In 2006, he opened mastering and post production facilities in Kensington, under the name Chapel Kensington. This included a busy voice over and Avid video editing facility. Amongst the many projects included video work for a Mercedes Benz advertisement.
At the audio studios, projects included creating a new 5.1 surround soundtrack for the original cult series The Prisoner, which was re-released having been visually restored from the original film footage.
Voiceover customers included the international tour bus operator, the Big Bus Company.

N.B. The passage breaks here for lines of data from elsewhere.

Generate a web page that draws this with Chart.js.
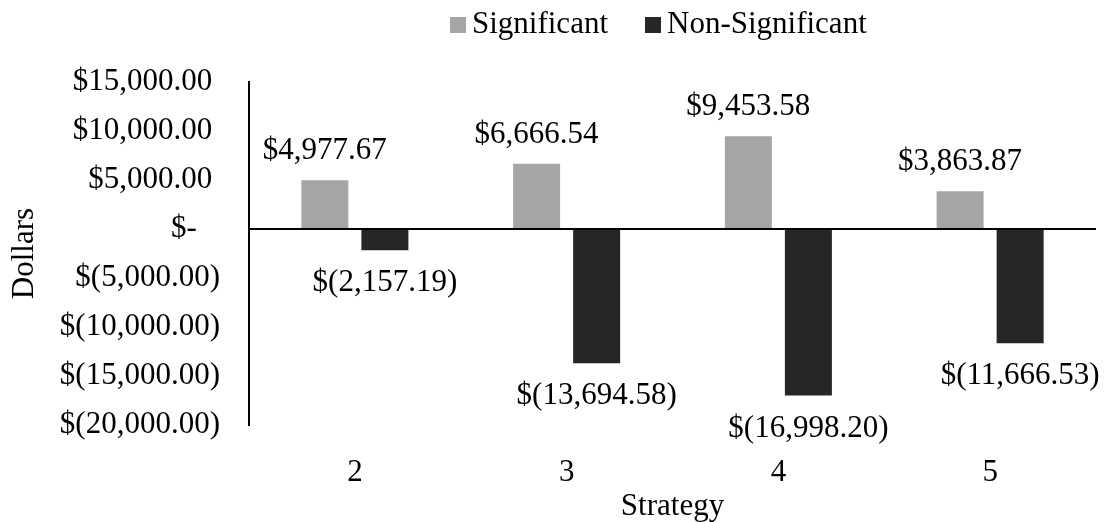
<!DOCTYPE html>
<html>
<head>
<meta charset="utf-8">
<script src="https://cdn.jsdelivr.net/npm/chart.js@4"></script>
<style>
  html, body { margin: 0; padding: 0; background: #fff; }
  #wrap { width: 1112px; height: 522px; position: relative; }
</style>
</head>
<body>
<div id="wrap"><canvas id="c" width="1112" height="522"></canvas></div>
<script>
// ---- data ----
const categories = ['2', '3', '4', '5'];
const seriesNames = ['Significant', 'Non-Significant'];
const significant = [4977.67, 6666.54, 9453.58, 3863.87];
const nonSignificant = [-2157.19, -13694.58, -16998.20, -11666.53];
const yMin = -20000, yMax = 15000, yStep = 5000;
const xTitle = 'Strategy';
const yTitle = 'Dollars';

// ---- style ----
const FONT = "'Liberation Serif', 'Times New Roman', serif";
const FS = 31;
const colors = ['#A5A5A5', '#262626'];

function fmtNum(v) {
  return Math.abs(v).toLocaleString('en-US', {minimumFractionDigits: 2, maximumFractionDigits: 2});
}
function fmtAcct(v) {
  if (v < 0) return '$(' + fmtNum(v) + ')';
  return '$' + fmtNum(v);
}
function fmtTick(v) {
  if (v === 0) return '$-   ';
  if (v < 0) return '$(' + fmtNum(v) + ')';
  return '$' + fmtNum(v) + ' ';
}

const labelPlugin = {
  id: 'valueLabels',
  afterDatasetsDraw(chart) {
    const ctx = chart.ctx;
    ctx.save();
    ctx.font = FS + 'px ' + FONT;
    ctx.fillStyle = '#000';
    ctx.textAlign = 'center';
    ctx.textBaseline = 'middle';
    chart.data.datasets.forEach((ds, di) => {
      const meta = chart.getDatasetMeta(di);
      meta.data.forEach((bar, i) => {
        const v = ds.data[i];
        const y = v >= 0 ? bar.y - 29 : bar.y + 33;
        ctx.fillText(fmtAcct(v), bar.x, y);
      });
    });
    ctx.restore();
  }
};

const legendPlugin = {
  id: 'customLegend',
  afterDraw(chart) {
    const ctx = chart.ctx;
    ctx.save();
    ctx.font = FS + 'px ' + FONT;
    ctx.textBaseline = 'middle';
    ctx.textAlign = 'left';
    const darkBoxX = 645, boxW = 16, boxH = 16, boxY = 17, gap = 6, textY = 24.5;
    const w0 = ctx.measureText(seriesNames[0]).width;
    const text0X = 608 - w0;
    const box0X = text0X - gap - boxW;
    ctx.fillStyle = colors[0];
    ctx.fillRect(box0X, boxY, boxW, boxH);
    ctx.fillStyle = '#000';
    ctx.fillText(seriesNames[0], text0X, textY);
    ctx.fillStyle = colors[1];
    ctx.fillRect(darkBoxX, boxY, boxW, boxH);
    ctx.fillStyle = '#000';
    ctx.fillText(seriesNames[1], darkBoxX + boxW + gap, textY);
    ctx.restore();
  }
};

new Chart(document.getElementById('c'), {
  type: 'bar',
  data: {
    labels: categories,
    datasets: [
      { label: seriesNames[0], data: significant, backgroundColor: colors[0],
        categoryPercentage: 0.567, barPercentage: 0.783 },
      { label: seriesNames[1], data: nonSignificant, backgroundColor: colors[1],
        categoryPercentage: 0.567, barPercentage: 0.783 }
    ]
  },
  options: {
    responsive: false,
    animation: false,
    devicePixelRatio: 1,
    layout: { padding: { top: 82, right: 16, bottom: 0, left: 0 } },
    plugins: {
      legend: { display: false },
      tooltip: { enabled: false }
    },
    scales: {
      x: {
        grid: { display: false },
        border: { display: false },
        ticks: { color: '#000', font: { family: FONT, size: FS }, padding: 21, maxRotation: 0 },
        title: { display: true, text: xTitle, color: '#000',
                 font: { family: FONT, size: FS, lineHeight: 1 }, padding: { top: 0, bottom: 0 } },
        afterFit(scale) { scale.height = 97; }
      },
      y: {
        min: yMin, max: yMax,
        grid: {
          drawTicks: false,
          lineWidth: 2,
          color: (c) => (c.tick && c.tick.value === 0) ? '#000' : 'rgba(0,0,0,0)'
        },
        border: { display: true, color: '#000', width: 2 },
        ticks: { stepSize: yStep, color: '#000', font: { family: FONT, size: FS }, padding: 29,
                 callback: (v) => fmtTick(v) },
        title: { display: true, text: yTitle, color: '#000',
                 font: { family: FONT, size: FS, lineHeight: 1 }, padding: { top: 9, bottom: 0 } },
        afterFit(scale) { scale.width = 249; }
      }
    }
  },
  plugins: [labelPlugin, legendPlugin]
});
</script>
</body>
</html>
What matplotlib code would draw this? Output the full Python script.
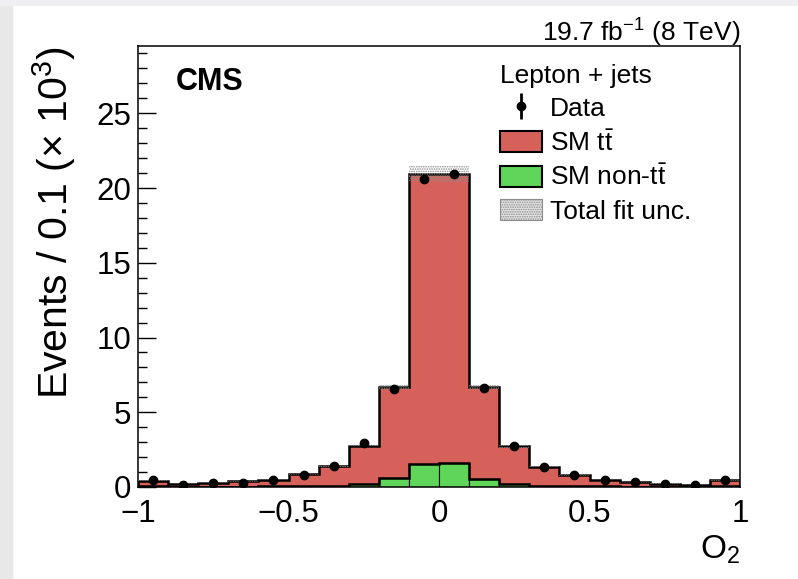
import numpy as np
import matplotlib
matplotlib.use("Agg")
import matplotlib.pyplot as plt
from matplotlib.patches import Patch, Rectangle
from matplotlib.ticker import MultipleLocator

plt.rcParams['font.family'] = ['Liberation Sans', 'DejaVu Sans']
plt.rcParams['mathtext.fontset'] = 'custom'
plt.rcParams['mathtext.rm'] = 'Liberation Sans'
plt.rcParams['mathtext.it'] = 'Liberation Sans:italic'
plt.rcParams['mathtext.bf'] = 'Liberation Sans:bold'
plt.rcParams['hatch.linewidth'] = 0.8

# O2 bins, events / 0.1 in units of 10^3
edges = np.linspace(-1.0, 1.0, 21)
sm_total = [0.42, 0.20, 0.30, 0.38, 0.50, 0.85, 1.38, 2.74, 6.70, 20.96,
            20.92, 6.66, 2.72, 1.36, 0.80, 0.47, 0.31, 0.22, 0.13, 0.45]
sm_nontt = [0.04, 0.02, 0.03, 0.03, 0.04, 0.05, 0.08, 0.18, 0.58, 1.54,
            1.63, 0.56, 0.20, 0.08, 0.05, 0.04, 0.03, 0.03, 0.02, 0.04]
fit_unc = [0.03, 0.02, 0.02, 0.02, 0.03, 0.04, 0.05, 0.08, 0.18, 0.52,
           0.52, 0.18, 0.08, 0.05, 0.04, 0.03, 0.02, 0.02, 0.02, 0.03]
data = [0.45, 0.13, 0.25, 0.30, 0.45, 0.80, 1.40, 2.92, 6.55, 20.63,
        20.92, 6.64, 2.72, 1.36, 0.78, 0.45, 0.31, 0.22, 0.15, 0.50]
data_err = [0.02, 0.01, 0.02, 0.02, 0.02, 0.03, 0.04, 0.05, 0.08, 0.14,
            0.14, 0.08, 0.05, 0.04, 0.03, 0.02, 0.02, 0.02, 0.01, 0.02]

red = '#d6605a'
green = '#5fd65a'

total = np.array(sm_total)
unc = np.array(fit_unc)
centers = 0.5 * (edges[:-1] + edges[1:])

fig = plt.figure(figsize=(7.98, 5.79), dpi=100)
fig.patches.append(Rectangle((0, 0), 12 / 798, 1, transform=fig.transFigure,
                             color='#e8e8e8', zorder=-1))
fig.patches.append(Rectangle((0, 1 - 5 / 579), 1, 5 / 579, transform=fig.transFigure,
                             color='#f0f0f4', zorder=-1))
ax = fig.add_axes([138 / 798, 92 / 579, 602 / 798, 441 / 579])

# stacked prediction: total (red) behind, non-ttbar (green) in front
ax.stairs(total, edges, baseline=0, fill=True, color=red, lw=0, zorder=1)
ax.stairs(total, edges, baseline=0, color='black', lw=1.8, zorder=3)
ax.bar(centers, sm_nontt, width=0.1, color=green, edgecolor='black', lw=0.8, zorder=2)
ax.stairs(sm_nontt, edges, baseline=0, color='black', lw=1.8, zorder=3)
ax.stairs(total + unc, edges, baseline=total - unc, fill=True, facecolor='none',
          edgecolor='#8c8c8c', hatch='.......', lw=0, zorder=4)
ax.errorbar(centers, data, yerr=data_err, fmt='o', color='black', ms=6,
            elinewidth=1.5, capsize=0, zorder=5)

ax.set_xlim(-1, 1)
ax.set_ylim(0, 29.5)
ax.set_xticks([-1, -0.5, 0, 0.5, 1])
ax.set_xticklabels(['\u22121', '\u22120.5', '0', '0.5', '1'])
ax.yaxis.set_major_locator(MultipleLocator(5))
ax.yaxis.set_minor_locator(MultipleLocator(1))
ax.tick_params(axis='y', which='major', direction='in', length=13, width=1,
               labelsize=22.5, pad=5)
ax.tick_params(axis='y', which='minor', direction='in', length=6.5, width=1)
ax.tick_params(axis='x', which='both', length=0, labelsize=22.5, pad=9)
for sp in ax.spines.values():
    sp.set_linewidth(1.1)

ax.set_ylabel('Events / 0.1 ($\\times$ 10$^{3}$)', fontsize=29.5, loc='top')
ax.yaxis.set_label_coords(-0.100, 1.0)
ax.set_xlabel('O$_{2}$', fontsize=24, loc='right', labelpad=3)

ax.text(1.0, 0.994, '19.7 fb$^{-1}$ (8 TeV)', transform=ax.transAxes,
        ha='right', va='bottom', fontsize=19)
ax.text(0.062, 0.918, 'CMS', transform=ax.transAxes, ha='left', va='center',
        fontsize=22, fontweight='bold')

data_handle = ax.errorbar([], [], yerr=[], fmt='o', color='black', ms=6,
                          elinewidth=2, capsize=0)
handles = [
    data_handle,
    Patch(facecolor=red, edgecolor='black', lw=1.5),
    Patch(facecolor=green, edgecolor='black', lw=1.5),
    Patch(facecolor='#e4e4e4', edgecolor='#8c8c8c', hatch='.......', lw=0.8),
]
labels = ['Data', 'SM t$\\bar{\\mathrm{t}}$', 'SM non-t$\\bar{\\mathrm{t}}$',
          'Total fit unc.']
leg = ax.legend(handles, labels, title='Lepton + jets', loc='upper left',
                bbox_to_anchor=(0.601, 0.960), frameon=False, fontsize=19,
                title_fontsize=19, alignment='left', handlelength=1.6,
                handleheight=0.85, handletextpad=0.3, labelspacing=0.33,
                borderaxespad=0, borderpad=0)

fig.savefig('out.png', dpi=100)
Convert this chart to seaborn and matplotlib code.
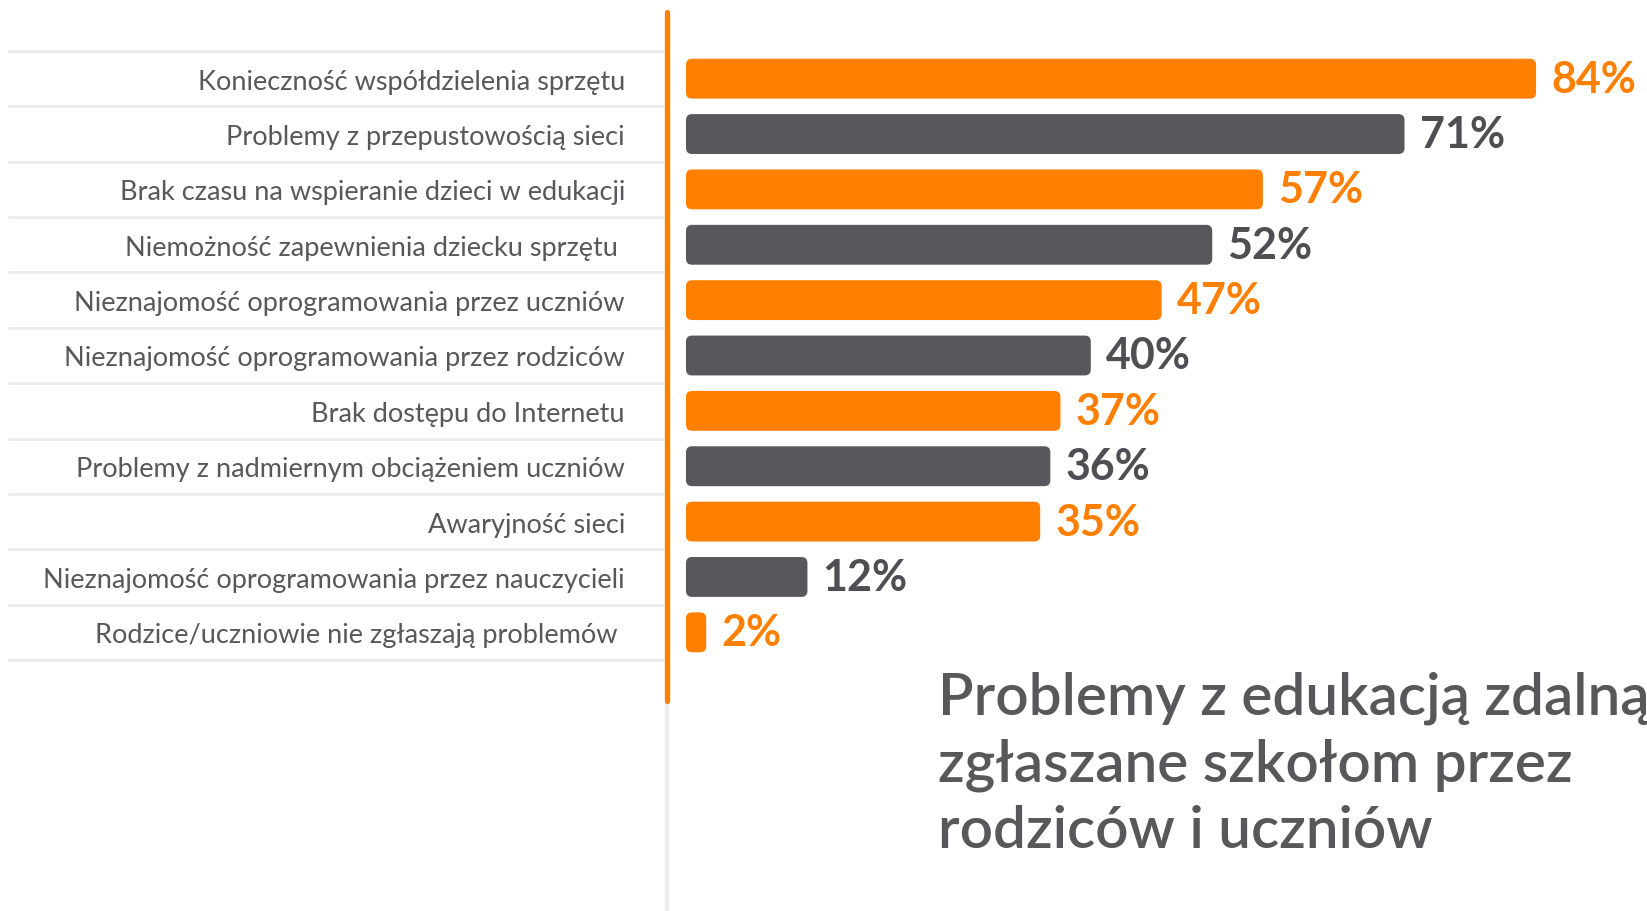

The Chapel Kensington studios saw audio mastering work for hundreds of major artists, which included a new hit, tv promoted album for Eddy Grant. This was alongside work for clients such as Notting Hill Music, which included mastering for Beyonce, Will Smith, Pussycat Dolls, Level 42, New Order and Bronski Beat to name but a few. The new music for the TV show Hollyoaks and audio for Dancing on Ice were worked on at the studios.
Further projects have included work for Demon Music Group (a division of BBC Worldwide), mastering new CDs and vinyl releases of the Average White Band, Squeeze, Buzzcocks, Rick Wakeman, OMD, Ten Years After, Uriah Heap, Spandau Ballet, Gary Numan, Fairport Convention, Asia, Lindisfarne, Sad Café, The Strawbs, Belinda Carlisle and Wishbone Ash. Recent restoration work has included masters of classic standard repertoire from Quincy Jones to Frank Sinatra, as well as jazz artists including Miles Davis.
Chapel Kensington's London studio was moved in June 2015. The studio operation is now working under the original brand name SRT (Sound Recording Technology), thus embracing four decades of reputation and concentrating on mastering for all audio formats, including online mastering, as well as both video production and post. It is based in David's original and present hometown of Harpenden, Hertfordshire. Also working in the business is his son Jack Richardson.
In September 2015, Richardson featured in a programme broadcast on BBC Radio 4, where he spoke about the early history of SRT's studio in Luton.
The present business includes an online download and streaming label under the brand Techniche, distributed through Sony that has a catalogue of successful products, from classic hits like Etta James’ At Last to the most popular version of Elgar's Nimrod, produced by David with the Royal Philharmonic Orchestra. In Japan, SRT has its own label of high quality 96K Jazz Albums distributed by Onkyo. These have had huge chart success and in June 2019 had 20 albums in the top 50 with 10 albums occupying the entire top 10.
New projects include a TV video production and post production with son Jack, plus the development of a catalogue and new software and hardware system to deliver seamless music entertainment to retail premises.